WHAT IS BEING ASKED: List the lines of this listing that hold the word "chart".

PROVIDED DATA:
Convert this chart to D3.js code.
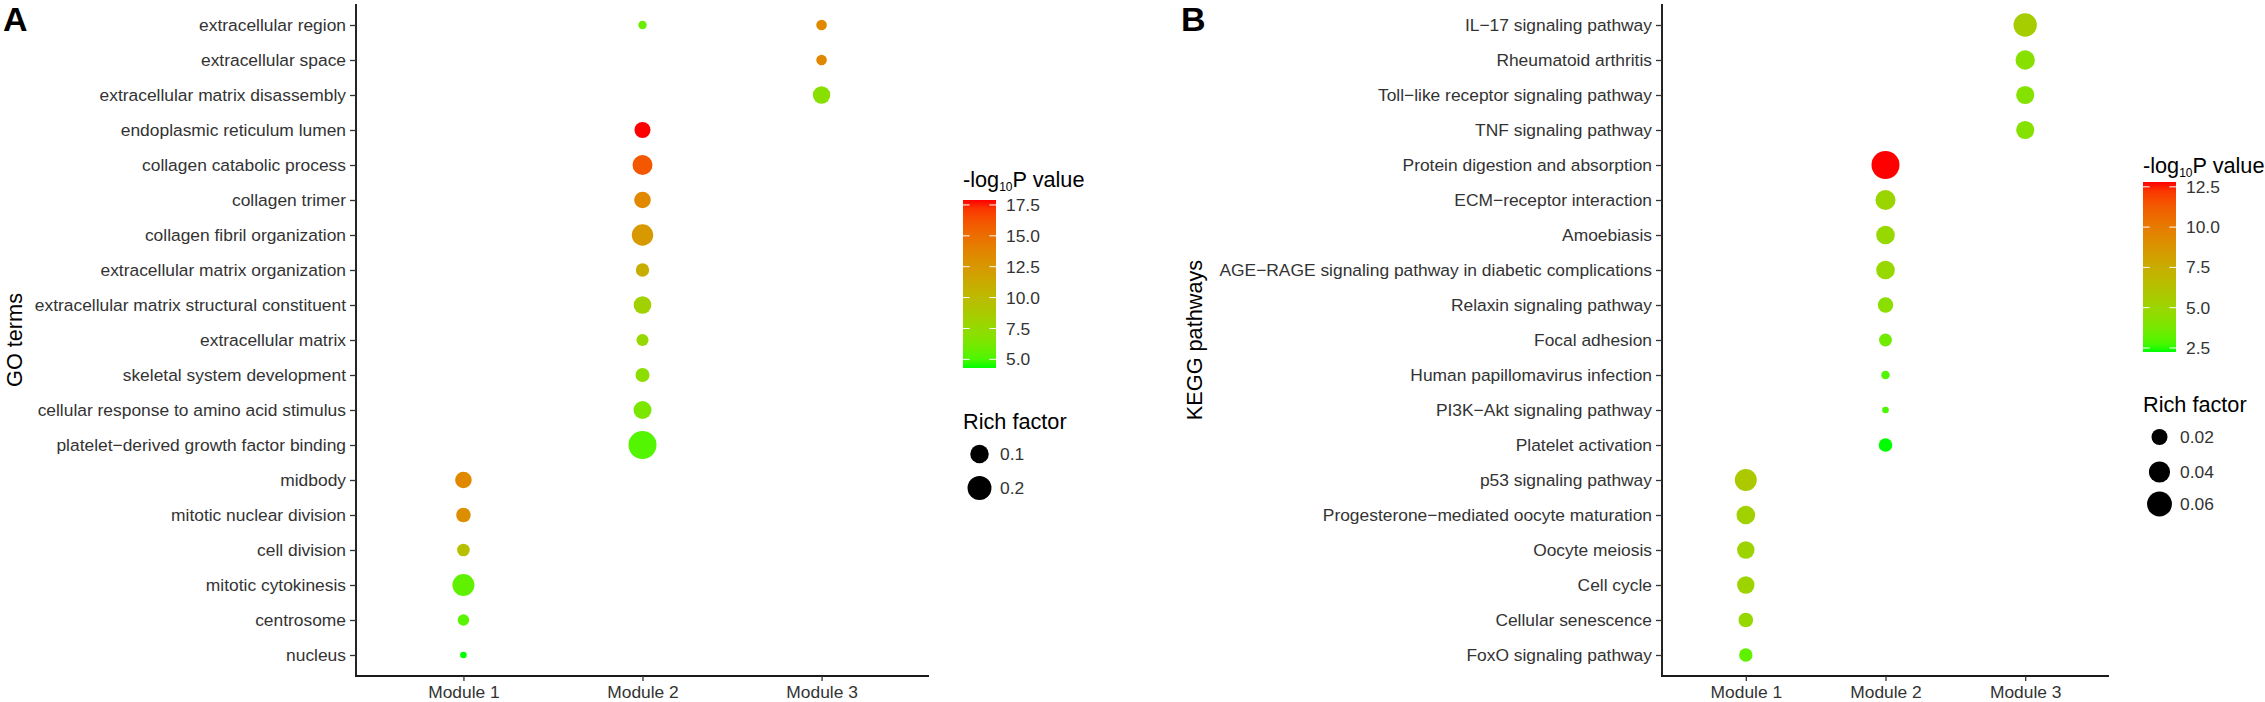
<!DOCTYPE html>
<html>
<head>
<meta charset="utf-8">
<script src="https://cdn.jsdelivr.net/npm/d3@7"></script>
<style>
  html, body { margin: 0; padding: 0; background: #fff; }
  svg { display: block; font-family: "Liberation Sans", Arial, sans-serif; }
</style>
</head>
<body>
<svg id="chart" width="2265" height="702"></svg>
<script>
// ---------------- DATA ----------------
const modules = ["Module 1", "Module 2", "Module 3"];

const goTerms = [
  "extracellular region", "extracellular space", "extracellular matrix disassembly",
  "endoplasmic reticulum lumen", "collagen catabolic process", "collagen trimer",
  "collagen fibril organization", "extracellular matrix organization",
  "extracellular matrix structural constituent", "extracellular matrix",
  "skeletal system development", "cellular response to amino acid stimulus",
  "platelet\u2212derived growth factor binding", "midbody", "mitotic nuclear division",
  "cell division", "mitotic cytokinesis", "centrosome", "nucleus"
];
// points: term, module, rich factor, -log10 P
const goPointTerm = [
  "extracellular region", "extracellular region", "extracellular space", "extracellular matrix disassembly",
  "endoplasmic reticulum lumen", "collagen catabolic process", "collagen trimer",
  "collagen fibril organization", "extracellular matrix organization",
  "extracellular matrix structural constituent", "extracellular matrix",
  "skeletal system development", "cellular response to amino acid stimulus",
  "platelet\u2212derived growth factor binding", "midbody", "mitotic nuclear division",
  "cell division", "mitotic cytokinesis", "centrosome", "nucleus"
];
const goPointModule = [
  "Module 2", "Module 3", "Module 3", "Module 3",
  "Module 2", "Module 2", "Module 2", "Module 2", "Module 2", "Module 2", "Module 2",
  "Module 2", "Module 2", "Module 2",
  "Module 1", "Module 1", "Module 1", "Module 1", "Module 1", "Module 1"
];
const goRich = [
  0.012, 0.020, 0.020, 0.084,
  0.066, 0.124, 0.073, 0.149, 0.039, 0.088, 0.029, 0.045, 0.092, 0.300,
  0.073, 0.050, 0.033, 0.160, 0.025, 0.010
];
const goLogP = [
  5.8, 13.5, 13.5, 7.0,
  17.9, 16.0, 13.5, 12.5, 11.0, 8.2, 7.6, 7.2, 6.4, 5.2,
  13.5, 13.1, 9.6, 5.5, 5.3, 4.3
];
const goColorTicks = [5, 7.5, 10, 12.5, 15, 17.5];
const goSizeBreaks = [0.1, 0.2];

const keggTerms = [
  "IL\u221217 signaling pathway", "Rheumatoid arthritis", "Toll\u2212like receptor signaling pathway",
  "TNF signaling pathway", "Protein digestion and absorption", "ECM\u2212receptor interaction",
  "Amoebiasis", "AGE\u2212RAGE signaling pathway in diabetic complications",
  "Relaxin signaling pathway", "Focal adhesion", "Human papillomavirus infection",
  "PI3K\u2212Akt signaling pathway", "Platelet activation", "p53 signaling pathway",
  "Progesterone\u2212mediated oocyte maturation", "Oocyte meiosis", "Cell cycle",
  "Cellular senescence", "FoxO signaling pathway"
];
const keggPointModule = [
  "Module 3", "Module 3", "Module 3", "Module 3",
  "Module 2", "Module 2", "Module 2", "Module 2", "Module 2", "Module 2", "Module 2", "Module 2", "Module 2",
  "Module 1", "Module 1", "Module 1", "Module 1", "Module 1", "Module 1"
];
const keggRich = [
  0.051, 0.032, 0.027, 0.027,
  0.080, 0.035, 0.029, 0.029, 0.018, 0.012, 0.0061, 0.0055, 0.0135,
  0.044, 0.029, 0.0245, 0.0245, 0.016, 0.013
];
const keggLogP = [
  5.5, 4.3, 4.2, 4.2,
  12.8, 5.0, 4.8, 4.8, 4.4, 3.6, 2.9, 2.8, 2.25,
  5.8, 5.3, 5.1, 5.1, 4.8, 3.2
];
const keggColorTicks = [2.5, 5, 7.5, 10, 12.5];
const keggSizeBreaks = [0.02, 0.04, 0.06];

// ---------------- DRAW ----------------
const svg = d3.select("#chart");
const FONT_TXT = 17.4, FONT_TITLE = 21.7;
const TXT_COL = "#333333";

function panel(cfg) {
  const g = svg.append("g");
  const y = d3.scalePoint().domain(cfg.terms).range([cfg.top, cfg.bottom]).padding(0.6);
  const x = d3.scalePoint().domain(modules).range([cfg.left, cfg.right]).padding(0.6);

  const pts = cfg.pointTerms.map((t, i) => ({
    term: t, module: cfg.pointModules[i], rich: cfg.rich[i], logp: cfg.logp[i]
  }));
  const pExt = d3.extent(cfg.logp);
  const rExt = d3.extent(cfg.rich);
  const color = d3.scaleLinear().domain(pExt).range(["#00ff00", "#ff0000"]).interpolate(d3.interpolateLab);
  const rs = d3.scaleSqrt().domain([0, rExt[1] - rExt[0]]).range([3.3, 14]);
  const radius = v => rs(Math.max(0, v - rExt[0]));

  // axes
  const ya = g.append("g").attr("transform", `translate(${cfg.left},0)`)
    .call(d3.axisLeft(y).tickSize(6).tickSizeOuter(0).tickPadding(4));
  const xa = g.append("g").attr("transform", `translate(0,${cfg.bottom})`)
    .call(d3.axisBottom(x).tickSize(5).tickSizeOuter(0).tickPadding(4.5));
  [ya, xa].forEach(a => {
    a.select(".domain").attr("stroke", "#1a1a1a").attr("stroke-width", 1.9);
    a.selectAll(".tick line").attr("stroke", "#333").attr("stroke-width", 1.3);
    a.selectAll(".tick text").attr("fill", TXT_COL).attr("font-size", FONT_TXT)
      .attr("font-family", "Liberation Sans, Arial, sans-serif");
  });
  // extend domain lines to the corner
  ya.select(".domain").attr("d", `M0,${cfg.top}V${cfg.bottom + 0.95}`);
  xa.select(".domain").attr("d", `M${cfg.left - 0.95},0H${cfg.right}`);

  // points
  g.append("g").selectAll("circle").data(pts).join("circle")
    .attr("cx", d => x(d.module)).attr("cy", d => y(d.term))
    .attr("r", d => radius(d.rich)).attr("fill", d => color(d.logp));

  // axis title
  g.append("text").attr("transform", `translate(${cfg.titleX},${(cfg.top + cfg.bottom) / 2}) rotate(-90)`)
    .attr("text-anchor", "middle").attr("dy", "0.35em").attr("font-size", FONT_TITLE).attr("fill", "#000")
    .text(cfg.yTitle);

  // panel letter
  g.append("text").attr("x", cfg.letterX).attr("y", 31).attr("font-size", 34).attr("font-weight", "bold")
    .attr("fill", "#000").text(cfg.letter);

  // colour legend
  const L = cfg.legend;
  const lt = g.append("text").attr("x", L.x).attr("y", L.titleY).attr("font-size", FONT_TITLE).attr("fill", "#000");
  lt.append("tspan").text("-log");
  lt.append("tspan").attr("font-size", 12).attr("dy", 4).text("10");
  lt.append("tspan").attr("dy", -4).text("P value");

  const gradId = "grad" + cfg.letter;
  const grad = svg.append("defs").append("linearGradient").attr("id", gradId)
    .attr("x1", 0).attr("y1", 1).attr("x2", 0).attr("y2", 0);
  d3.range(0, 1.0001, 0.05).forEach(t => {
    grad.append("stop").attr("offset", t).attr("stop-color", color(pExt[0] + t * (pExt[1] - pExt[0])));
  });
  const cb = d3.scaleLinear().domain(pExt).range([L.barBottom, L.barTop]);
  const bw = 33;
  g.append("rect").attr("x", L.x).attr("y", L.barTop).attr("width", bw)
    .attr("height", L.barBottom - L.barTop).attr("fill", `url(#${gradId})`);
  cfg.colorTicks.forEach(v => {
    const yy = cb(v);
    g.append("line").attr("x1", L.x).attr("x2", L.x + 6.6).attr("y1", yy).attr("y2", yy)
      .attr("stroke", "#fff").attr("stroke-width", 1);
    g.append("line").attr("x1", L.x + bw - 6.6).attr("x2", L.x + bw).attr("y1", yy).attr("y2", yy)
      .attr("stroke", "#fff").attr("stroke-width", 1);
    g.append("text").attr("x", L.x + bw + 10).attr("y", yy).attr("dy", "0.35em")
      .attr("font-size", FONT_TXT).attr("fill", TXT_COL).text(d3.format(".1f")(v));
  });

  // size legend
  g.append("text").attr("x", L.x).attr("y", L.sizeTitleY).attr("font-size", FONT_TITLE).attr("fill", "#000")
    .text("Rich factor");
  cfg.sizeBreaks.forEach((v, i) => {
    const cy = L.sizeY[i];
    g.append("circle").attr("cx", L.x + 16.5).attr("cy", cy).attr("r", radius(v)).attr("fill", "#000");
    g.append("text").attr("x", L.sizeLabelX).attr("y", cy).attr("dy", "0.35em")
      .attr("font-size", FONT_TXT).attr("fill", TXT_COL).text(v);
  });
}

panel({
  letter: "A", letterX: 3, terms: goTerms, pointTerms: goPointTerm, pointModules: goPointModule,
  rich: goRich, logp: goLogP, colorTicks: goColorTicks, sizeBreaks: goSizeBreaks,
  left: 356, right: 929, top: 4, bottom: 676, titleX: 14, yTitle: "GO terms",
  legend: { x: 963, titleY: 187, barTop: 200, barBottom: 368, sizeTitleY: 429,
            sizeY: [454, 488], sizeLabelX: 1000 }
});

panel({
  letter: "B", letterX: 1181, terms: keggTerms, pointTerms: keggTerms, pointModules: keggPointModule,
  rich: keggRich, logp: keggLogP, colorTicks: keggColorTicks, sizeBreaks: keggSizeBreaks,
  left: 1662, right: 2109, top: 4, bottom: 676, titleX: 1194, yTitle: "KEGG pathways",
  legend: { x: 2143, titleY: 173, barTop: 182, barBottom: 352, sizeTitleY: 412,
            sizeY: [437, 472, 504], sizeLabelX: 2180 }
});
</script>
</body>
</html>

OUTPUT OF THE TASK:
Convert this chart to D3.js code.
<svg id="chart" width="2265" height="702"></svg>
const svg = d3.select("#chart");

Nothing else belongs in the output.